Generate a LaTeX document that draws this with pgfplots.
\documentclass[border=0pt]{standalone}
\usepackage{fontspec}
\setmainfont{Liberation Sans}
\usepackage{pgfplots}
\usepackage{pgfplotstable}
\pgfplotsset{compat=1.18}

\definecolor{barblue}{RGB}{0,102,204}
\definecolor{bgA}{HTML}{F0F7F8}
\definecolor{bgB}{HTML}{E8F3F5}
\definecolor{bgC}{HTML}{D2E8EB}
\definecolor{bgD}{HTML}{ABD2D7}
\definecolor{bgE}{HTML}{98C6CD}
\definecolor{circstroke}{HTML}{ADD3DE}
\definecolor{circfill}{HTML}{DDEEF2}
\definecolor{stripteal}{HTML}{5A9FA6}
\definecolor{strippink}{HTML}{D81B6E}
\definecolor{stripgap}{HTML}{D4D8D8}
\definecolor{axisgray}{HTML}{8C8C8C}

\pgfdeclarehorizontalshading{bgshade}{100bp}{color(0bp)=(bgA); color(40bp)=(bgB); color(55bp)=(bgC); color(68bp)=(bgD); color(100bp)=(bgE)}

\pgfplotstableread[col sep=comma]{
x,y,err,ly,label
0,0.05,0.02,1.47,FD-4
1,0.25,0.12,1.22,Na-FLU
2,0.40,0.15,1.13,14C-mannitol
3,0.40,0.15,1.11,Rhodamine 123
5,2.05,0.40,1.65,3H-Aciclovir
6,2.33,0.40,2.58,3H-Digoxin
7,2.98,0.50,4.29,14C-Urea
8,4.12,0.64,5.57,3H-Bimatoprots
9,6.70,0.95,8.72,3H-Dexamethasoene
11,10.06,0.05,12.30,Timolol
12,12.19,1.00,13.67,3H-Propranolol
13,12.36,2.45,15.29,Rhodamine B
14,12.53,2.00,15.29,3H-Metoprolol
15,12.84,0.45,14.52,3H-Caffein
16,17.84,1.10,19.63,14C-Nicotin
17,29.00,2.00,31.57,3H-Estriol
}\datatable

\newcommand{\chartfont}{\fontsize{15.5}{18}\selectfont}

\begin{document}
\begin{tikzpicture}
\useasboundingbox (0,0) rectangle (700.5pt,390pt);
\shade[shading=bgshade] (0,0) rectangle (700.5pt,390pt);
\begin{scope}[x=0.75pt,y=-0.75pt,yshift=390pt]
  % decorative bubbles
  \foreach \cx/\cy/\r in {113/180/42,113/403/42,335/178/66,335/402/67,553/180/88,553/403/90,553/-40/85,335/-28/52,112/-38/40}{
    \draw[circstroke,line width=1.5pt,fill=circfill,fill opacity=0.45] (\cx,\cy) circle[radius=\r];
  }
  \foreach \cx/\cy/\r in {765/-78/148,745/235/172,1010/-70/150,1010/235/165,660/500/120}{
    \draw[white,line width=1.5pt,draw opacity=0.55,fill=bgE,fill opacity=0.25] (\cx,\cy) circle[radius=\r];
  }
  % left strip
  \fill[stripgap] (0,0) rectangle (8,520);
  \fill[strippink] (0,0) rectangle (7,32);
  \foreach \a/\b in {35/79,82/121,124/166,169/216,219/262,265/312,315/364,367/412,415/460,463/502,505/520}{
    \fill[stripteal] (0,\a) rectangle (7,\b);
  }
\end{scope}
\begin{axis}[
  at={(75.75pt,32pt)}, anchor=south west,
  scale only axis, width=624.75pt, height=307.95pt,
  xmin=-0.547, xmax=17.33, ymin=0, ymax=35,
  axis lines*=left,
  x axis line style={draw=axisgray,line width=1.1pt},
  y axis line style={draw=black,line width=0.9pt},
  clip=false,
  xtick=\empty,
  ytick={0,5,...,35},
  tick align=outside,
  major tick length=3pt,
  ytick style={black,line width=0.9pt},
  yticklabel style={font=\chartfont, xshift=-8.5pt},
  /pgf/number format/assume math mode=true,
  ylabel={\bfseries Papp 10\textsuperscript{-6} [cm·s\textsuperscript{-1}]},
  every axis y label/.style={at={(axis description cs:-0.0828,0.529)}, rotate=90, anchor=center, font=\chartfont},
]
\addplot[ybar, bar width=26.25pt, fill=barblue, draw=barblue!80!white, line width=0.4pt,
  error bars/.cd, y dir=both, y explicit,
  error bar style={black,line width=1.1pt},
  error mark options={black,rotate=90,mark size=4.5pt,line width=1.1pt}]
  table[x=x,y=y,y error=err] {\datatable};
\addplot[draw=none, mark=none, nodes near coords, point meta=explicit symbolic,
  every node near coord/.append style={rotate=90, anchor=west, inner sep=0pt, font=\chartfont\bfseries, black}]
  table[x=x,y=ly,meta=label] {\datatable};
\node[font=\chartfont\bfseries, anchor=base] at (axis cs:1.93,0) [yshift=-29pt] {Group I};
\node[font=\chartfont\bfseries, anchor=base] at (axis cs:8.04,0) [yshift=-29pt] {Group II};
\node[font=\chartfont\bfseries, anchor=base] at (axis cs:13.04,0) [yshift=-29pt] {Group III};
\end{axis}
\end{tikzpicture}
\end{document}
--
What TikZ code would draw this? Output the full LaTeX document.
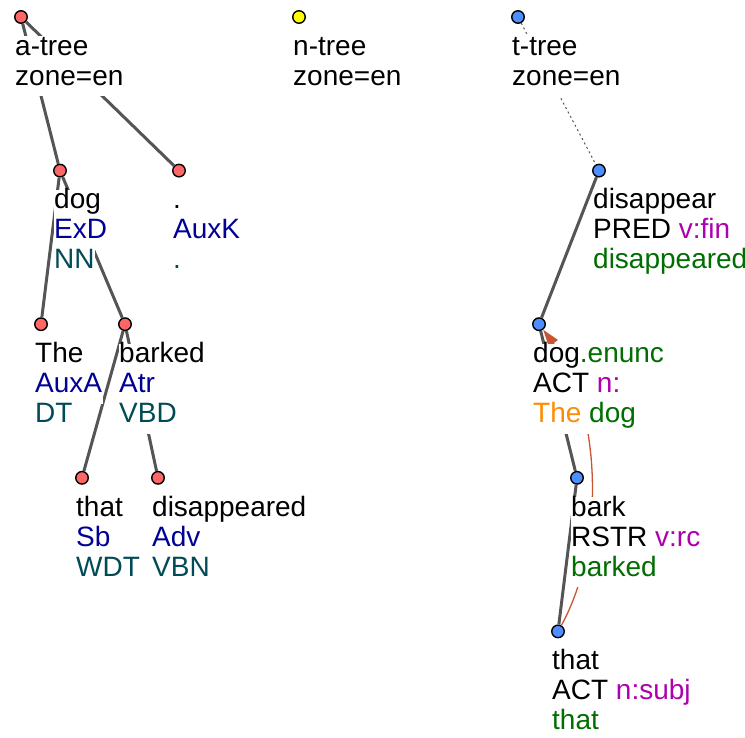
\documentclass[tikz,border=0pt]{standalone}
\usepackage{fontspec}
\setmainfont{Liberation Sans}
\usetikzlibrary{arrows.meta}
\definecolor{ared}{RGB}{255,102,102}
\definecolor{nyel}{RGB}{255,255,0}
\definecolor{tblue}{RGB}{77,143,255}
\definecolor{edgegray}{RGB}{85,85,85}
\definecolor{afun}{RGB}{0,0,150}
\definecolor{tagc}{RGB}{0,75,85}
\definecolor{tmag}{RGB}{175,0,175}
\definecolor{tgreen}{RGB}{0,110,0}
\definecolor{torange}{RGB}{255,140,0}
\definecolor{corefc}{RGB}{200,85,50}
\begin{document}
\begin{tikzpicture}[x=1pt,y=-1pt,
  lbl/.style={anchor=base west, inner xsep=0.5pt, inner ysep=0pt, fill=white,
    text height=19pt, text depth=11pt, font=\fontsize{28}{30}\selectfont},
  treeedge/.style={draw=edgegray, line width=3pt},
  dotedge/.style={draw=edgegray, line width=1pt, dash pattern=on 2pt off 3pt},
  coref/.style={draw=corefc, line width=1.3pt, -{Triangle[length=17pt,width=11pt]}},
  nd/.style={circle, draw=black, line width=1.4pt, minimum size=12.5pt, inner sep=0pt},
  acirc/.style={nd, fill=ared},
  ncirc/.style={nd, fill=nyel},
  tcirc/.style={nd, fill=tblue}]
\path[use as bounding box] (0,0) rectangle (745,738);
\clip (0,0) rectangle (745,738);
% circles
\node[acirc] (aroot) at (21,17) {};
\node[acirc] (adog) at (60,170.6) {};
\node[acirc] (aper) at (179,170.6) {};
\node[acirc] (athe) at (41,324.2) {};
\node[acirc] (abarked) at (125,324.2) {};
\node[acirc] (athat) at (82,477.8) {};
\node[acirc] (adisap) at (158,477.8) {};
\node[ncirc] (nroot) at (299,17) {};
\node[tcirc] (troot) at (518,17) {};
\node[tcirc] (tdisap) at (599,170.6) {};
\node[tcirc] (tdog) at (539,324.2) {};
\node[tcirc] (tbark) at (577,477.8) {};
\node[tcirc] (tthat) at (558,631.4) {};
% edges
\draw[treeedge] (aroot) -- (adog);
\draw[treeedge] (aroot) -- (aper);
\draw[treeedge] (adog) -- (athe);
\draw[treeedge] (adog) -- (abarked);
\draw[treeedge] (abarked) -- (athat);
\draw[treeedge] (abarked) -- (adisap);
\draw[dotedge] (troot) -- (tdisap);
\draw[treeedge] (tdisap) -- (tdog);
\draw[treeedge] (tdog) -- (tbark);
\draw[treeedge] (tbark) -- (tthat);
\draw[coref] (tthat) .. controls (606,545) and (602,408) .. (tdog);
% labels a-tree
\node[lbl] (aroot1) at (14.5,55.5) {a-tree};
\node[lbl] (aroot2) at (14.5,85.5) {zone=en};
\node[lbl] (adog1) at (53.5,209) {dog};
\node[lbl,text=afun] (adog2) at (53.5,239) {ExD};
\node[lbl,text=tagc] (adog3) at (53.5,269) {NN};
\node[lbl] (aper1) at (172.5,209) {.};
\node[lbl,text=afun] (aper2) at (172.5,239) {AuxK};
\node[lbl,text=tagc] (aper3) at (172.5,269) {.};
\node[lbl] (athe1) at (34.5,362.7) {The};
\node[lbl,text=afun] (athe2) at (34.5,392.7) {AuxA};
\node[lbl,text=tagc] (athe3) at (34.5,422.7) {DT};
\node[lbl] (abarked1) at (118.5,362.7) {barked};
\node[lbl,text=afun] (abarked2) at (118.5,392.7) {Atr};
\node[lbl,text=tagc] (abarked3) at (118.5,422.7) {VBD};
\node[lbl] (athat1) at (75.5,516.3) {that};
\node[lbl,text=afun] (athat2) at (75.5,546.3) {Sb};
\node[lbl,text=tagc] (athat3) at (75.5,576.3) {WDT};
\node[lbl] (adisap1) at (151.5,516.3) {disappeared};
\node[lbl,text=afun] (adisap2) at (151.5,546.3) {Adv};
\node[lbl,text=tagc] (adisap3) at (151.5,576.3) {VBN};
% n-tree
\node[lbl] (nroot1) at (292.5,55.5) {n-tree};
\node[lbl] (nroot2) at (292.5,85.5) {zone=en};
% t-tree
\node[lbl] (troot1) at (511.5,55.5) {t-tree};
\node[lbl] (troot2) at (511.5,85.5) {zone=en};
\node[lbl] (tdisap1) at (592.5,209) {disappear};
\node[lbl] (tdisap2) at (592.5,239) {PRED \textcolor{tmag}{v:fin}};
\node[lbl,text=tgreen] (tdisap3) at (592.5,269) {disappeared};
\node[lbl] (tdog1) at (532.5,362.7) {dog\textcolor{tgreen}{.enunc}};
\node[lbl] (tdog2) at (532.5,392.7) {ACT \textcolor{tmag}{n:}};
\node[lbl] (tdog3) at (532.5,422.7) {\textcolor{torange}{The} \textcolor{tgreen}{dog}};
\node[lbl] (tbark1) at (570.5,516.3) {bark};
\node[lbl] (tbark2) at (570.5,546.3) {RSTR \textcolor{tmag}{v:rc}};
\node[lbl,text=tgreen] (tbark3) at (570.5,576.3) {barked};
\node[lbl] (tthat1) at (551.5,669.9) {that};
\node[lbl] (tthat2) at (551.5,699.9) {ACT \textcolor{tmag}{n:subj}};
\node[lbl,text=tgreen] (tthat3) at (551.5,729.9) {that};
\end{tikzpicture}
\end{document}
* * *
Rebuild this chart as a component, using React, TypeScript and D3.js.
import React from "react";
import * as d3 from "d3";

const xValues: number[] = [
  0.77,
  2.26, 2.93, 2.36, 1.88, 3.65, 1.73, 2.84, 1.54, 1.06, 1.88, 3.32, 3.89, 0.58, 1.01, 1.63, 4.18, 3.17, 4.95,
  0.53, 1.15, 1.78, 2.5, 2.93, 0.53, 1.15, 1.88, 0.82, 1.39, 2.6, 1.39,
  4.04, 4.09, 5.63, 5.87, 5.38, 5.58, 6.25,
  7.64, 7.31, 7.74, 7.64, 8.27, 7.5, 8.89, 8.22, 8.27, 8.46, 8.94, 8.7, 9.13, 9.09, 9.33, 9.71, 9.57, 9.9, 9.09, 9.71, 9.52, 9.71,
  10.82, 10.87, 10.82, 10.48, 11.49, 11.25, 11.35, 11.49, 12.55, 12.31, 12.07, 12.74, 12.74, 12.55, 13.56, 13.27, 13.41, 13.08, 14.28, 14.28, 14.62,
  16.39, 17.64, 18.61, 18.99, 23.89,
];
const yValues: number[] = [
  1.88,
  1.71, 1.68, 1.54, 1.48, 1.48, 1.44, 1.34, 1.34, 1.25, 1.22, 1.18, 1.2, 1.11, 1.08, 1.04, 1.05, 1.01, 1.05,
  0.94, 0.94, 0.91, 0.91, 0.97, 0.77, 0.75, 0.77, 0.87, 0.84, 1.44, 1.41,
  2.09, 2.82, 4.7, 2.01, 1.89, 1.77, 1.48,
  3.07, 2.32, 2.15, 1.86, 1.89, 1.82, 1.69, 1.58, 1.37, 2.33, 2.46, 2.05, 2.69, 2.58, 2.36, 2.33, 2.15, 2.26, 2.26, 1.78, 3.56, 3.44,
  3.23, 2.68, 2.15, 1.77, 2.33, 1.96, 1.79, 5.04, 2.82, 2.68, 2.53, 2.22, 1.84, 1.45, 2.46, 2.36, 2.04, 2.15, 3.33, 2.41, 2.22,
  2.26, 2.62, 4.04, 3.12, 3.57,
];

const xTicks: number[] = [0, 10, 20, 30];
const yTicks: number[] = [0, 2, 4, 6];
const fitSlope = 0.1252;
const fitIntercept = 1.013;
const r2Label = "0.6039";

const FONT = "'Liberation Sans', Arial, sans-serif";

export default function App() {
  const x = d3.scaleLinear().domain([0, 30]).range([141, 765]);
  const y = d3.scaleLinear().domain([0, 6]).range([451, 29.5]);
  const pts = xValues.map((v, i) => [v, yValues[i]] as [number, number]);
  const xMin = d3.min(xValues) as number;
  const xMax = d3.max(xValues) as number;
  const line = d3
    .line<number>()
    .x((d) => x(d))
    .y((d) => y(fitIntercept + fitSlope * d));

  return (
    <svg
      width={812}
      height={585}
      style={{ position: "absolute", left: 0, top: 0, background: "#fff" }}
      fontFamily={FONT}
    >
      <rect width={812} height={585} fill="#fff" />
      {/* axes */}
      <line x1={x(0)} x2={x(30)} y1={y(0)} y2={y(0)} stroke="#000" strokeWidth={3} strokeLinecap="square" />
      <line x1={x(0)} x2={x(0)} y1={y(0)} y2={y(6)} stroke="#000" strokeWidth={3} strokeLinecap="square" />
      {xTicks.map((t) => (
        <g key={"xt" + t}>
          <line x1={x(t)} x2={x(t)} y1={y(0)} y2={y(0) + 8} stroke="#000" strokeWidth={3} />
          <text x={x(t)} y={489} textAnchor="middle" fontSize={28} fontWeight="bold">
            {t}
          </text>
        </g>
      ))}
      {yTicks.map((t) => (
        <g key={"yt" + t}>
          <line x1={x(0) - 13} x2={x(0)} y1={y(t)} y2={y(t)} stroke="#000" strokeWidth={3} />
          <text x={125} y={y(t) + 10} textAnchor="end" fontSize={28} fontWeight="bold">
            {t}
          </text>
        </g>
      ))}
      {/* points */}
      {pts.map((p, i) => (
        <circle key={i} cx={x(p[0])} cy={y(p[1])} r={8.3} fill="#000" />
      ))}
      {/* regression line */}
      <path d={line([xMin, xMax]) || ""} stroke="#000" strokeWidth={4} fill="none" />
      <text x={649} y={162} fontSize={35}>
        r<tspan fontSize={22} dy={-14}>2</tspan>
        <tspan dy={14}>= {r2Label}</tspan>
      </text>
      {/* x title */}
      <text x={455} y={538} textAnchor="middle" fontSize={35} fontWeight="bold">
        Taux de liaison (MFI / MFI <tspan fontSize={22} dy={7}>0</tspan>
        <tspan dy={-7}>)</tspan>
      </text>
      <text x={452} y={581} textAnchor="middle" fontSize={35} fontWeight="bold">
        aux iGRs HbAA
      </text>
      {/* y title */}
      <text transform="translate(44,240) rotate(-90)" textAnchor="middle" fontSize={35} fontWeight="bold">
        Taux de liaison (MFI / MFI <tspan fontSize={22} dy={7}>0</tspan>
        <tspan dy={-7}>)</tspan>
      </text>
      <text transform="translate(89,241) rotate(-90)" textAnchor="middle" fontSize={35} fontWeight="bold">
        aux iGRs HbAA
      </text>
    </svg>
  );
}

_Problem details_. Transcribe, exactly and exclusively, the run of lines that opens with the line bearing "Rebuild this chart" and closes with the line bearing "import * as".

_Response_.
Rebuild this chart as a component, using React, TypeScript and D3.js.
import React from "react";
import * as d3 from "d3";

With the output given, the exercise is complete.